Buffett urged students to do the things they know will enjoy throughout their lives and gave good counsel about making business connections with likable people. "I only work with people I like," Buffett told students. "If I could make $100 million with a guy who causes my stomach to churn, I'd say no."
The advice that resonated the most for me was his take on loving what you do for a living. Here's what Buffett said:
I urge you to work in jobs you love. You're out of your mind if you keep taking jobs that you don't like because you think it'll look good on your résumé.
Work for the love of it
The future of work is autonomous and purpose-driven. It's owning what you do -- whether working for yourself or partnering with peers and colleagues to build something of value that you all love to do, in a respected spirit of community and entrepreneurship. Anything else and I would wager that you're probably watching the clock to hit 5:00 so you can leave the misery of a dead-end job where the boss calls all the shots.

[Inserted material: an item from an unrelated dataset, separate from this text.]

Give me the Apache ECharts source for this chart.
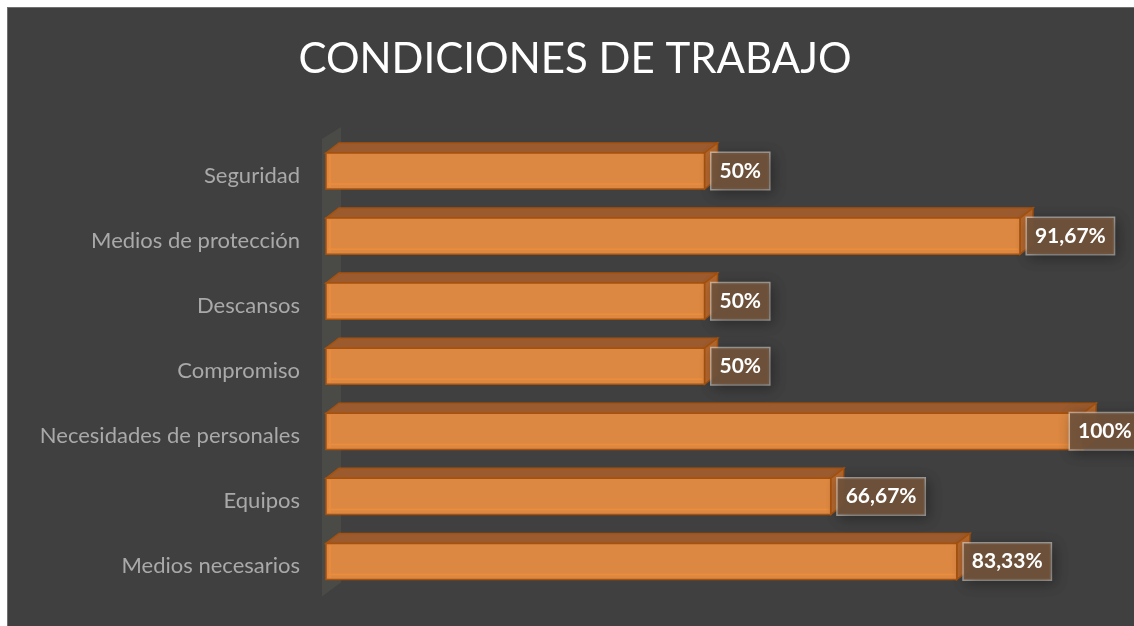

Buffett said, "I love every day. I mean, I tap dance in here and work with nothing but people I like. There is no job in the world that is more fun than running Berkshire, and I count myself lucky to be where I am."
While I'm no a tap dancer, I attest that I can get down and boogie to my heart's content because I just love what I do and whom I do it with.
Let's face it -- work can be a grind, political, and filled with toxic personalities, but the best brands are places where people love coming to work because the culture is positive and uplifting.
When co-workers and leaders share the same values, ethical behaviors, beliefs, and norms in a psychologically safe environment, every individual contributor is uniquely positioned to give and receive love without fear of retribution. This leads to a high-performing company that will attract other, like-minded people who love what they do.
Effects of love
People who do what they love are more open to opportunities and new experiences; they are willing to accept challenges and take risks, and when they fail, they are much more resilient and able to bounce back up when getting knocked down.
When you do what you love, you also create alignment between your work, values, and the things that bring you passion and purpose. This opens up new possibilities as you learn what matters most for your life and business.
Loving what you do also makes you more motivated to put in more time to get work done -- the kind of work you want to do, not feel obligated to do. Your desire to be more productive is intrinsic; it comes from a belief deep inside you that your hard efforts will make a difference for those you serve.
Finally, when you love what you do, it just doesn't feel like work. That's why Buffett is spot on. True happiness in life comes from doing what you love.
Time to put on your tap-dancing shoes.